June 15, 2011

 

 Study examines causes of death in dogs

 
 

Findings a mix of surprises, confirmations

 

posted May 31, 2011

 

Dog 

A study from the University of Georgia College of Veterinary Medicine analyzing causes of death among the various dog breeds confirmed previous anecdotal beliefs and limited research but also identified novel patterns in certain groups.

Researchers for the study, "Mortality in North American dogs from 1984 to 2004: an investigation into age-, size-, and breed-related causes of death," (J Vet Intern Med 2011;25(2):187-198), sifted through 20 years of records from the Veterinary Medical Database. The VMDB is one of the world's largest veterinary medical data repositories, with records from 27 North American veterinary schools' and colleges' teaching hospitals.

In all, Dr. Kate E. Creevy, an assistant professor at Georgia's veterinary college, and her co-authors looked at records of more than 74,556 dogs of 82 breeds. Causes of death were categorized in two ways: by the organ system involved and by the category of disease.

Results indicated that young dogs (2 years or younger) died most commonly of trauma, congenital disease, and infectious causes. Older dogs, on the other hand, died overwhelmingly of cancer; however, the frequency of cancer peaked in the group that included 10-year-old dogs and then declined with the oldest age group.

More commonalities among ages were seen in causes of death related to organ systems. The gastrointestinal, nervous, and musculoskeletal systems tended to be involved most often, which was true for young and old dogs, while the skin, eyes, liver, and glandular systems were less commonly affected.

Looking at breed size for the study population, large dogs died more commonly of musculoskeletal and gastrointestinal causes, whereas small dogs died more commonly of endocrine causes. Cancer was a cause of death more frequently in large-breed dogs. Dogs of small breeds had an increased risk of death associated with metabolic processes.

In analyzing specific breeds, researchers found generally unsurprising results, such as Dachshunds having a high percentage of deaths attributable to neurologic disease and Golden Retrievers having the highest percentage of deaths from cancer. Respiratory disease was the most common cause of death in Bulldogs, and Chihuahuas and Maltese died largely of cardiovascular diseases.

Yet, some unexpected findings also emerged from the study. For instance, researchers documented a high percentage of cardiovascular system causes of death in Fox Terriers, a breed not traditionally associated with this diagnosis. Afghan Hounds and Vizslas in the study population most often died of respiratory disease, which researchers could not readily explain.

Predictably, Golden Retrievers and Boxers died of cancer more commonly than any other disease and at rates higher than those of most other breeds; however, the Bouvier des Flandres was the breed with the second highest rate of cancer-related deaths, ranking ahead of the Boxer.

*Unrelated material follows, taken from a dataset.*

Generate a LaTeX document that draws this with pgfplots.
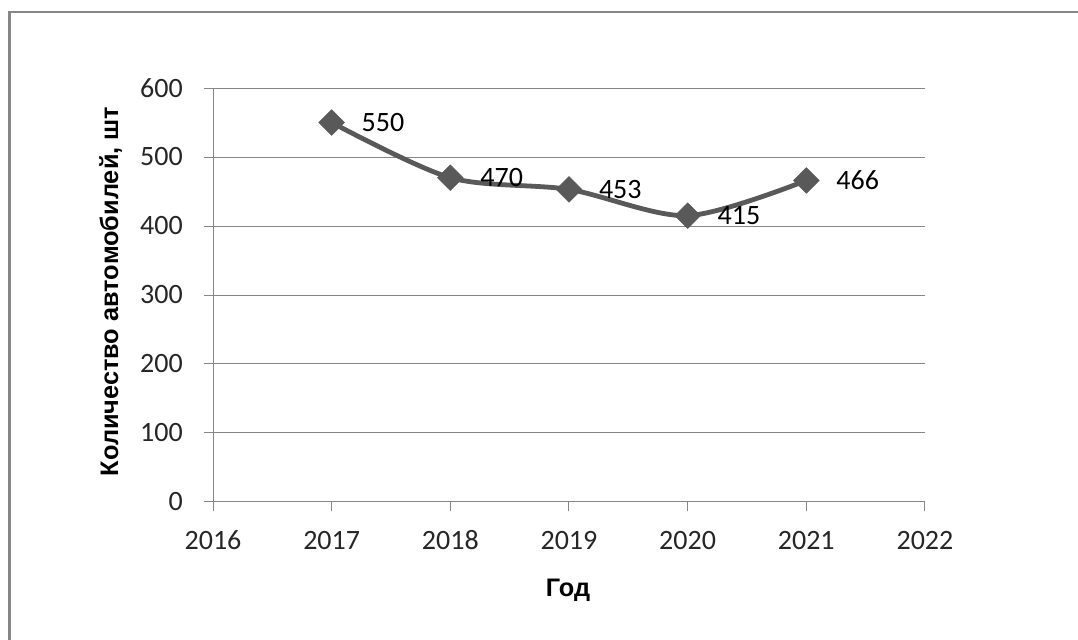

This pattern has not been reported previously.

"With rare breeds, an individual veterinarian may not see enough cases to be able to develop the opinion on whether the breed has a high incidence of conditions such as cancer," Dr. Creevy said in a press release. "But if you analyze records that have been compiled over 20 years, you can detect patterns that you wouldn't otherwise notice."

Finally, although cancer generally was the most common pathophysiologic process resulting in death in the study population, there were a few breeds less likely to die of the disease, including several toy breeds—Chihuahua, Pekingese, Pomeranian, and Toy Poodle—and the Australian Heeler and the Treeing Walker Coonhound.

The researchers say their results should point to areas ripe for future investigation, including the gastrointestinal system, which was the organ system most frequently associated with death in the study overall.

They also hope the study can be used to create breed-specific health maintenance programs.

"If we can anticipate better how things can go wrong for dogs, we can manage their wellness to keep them as healthy as possible," Dr. Creevy said in a press release.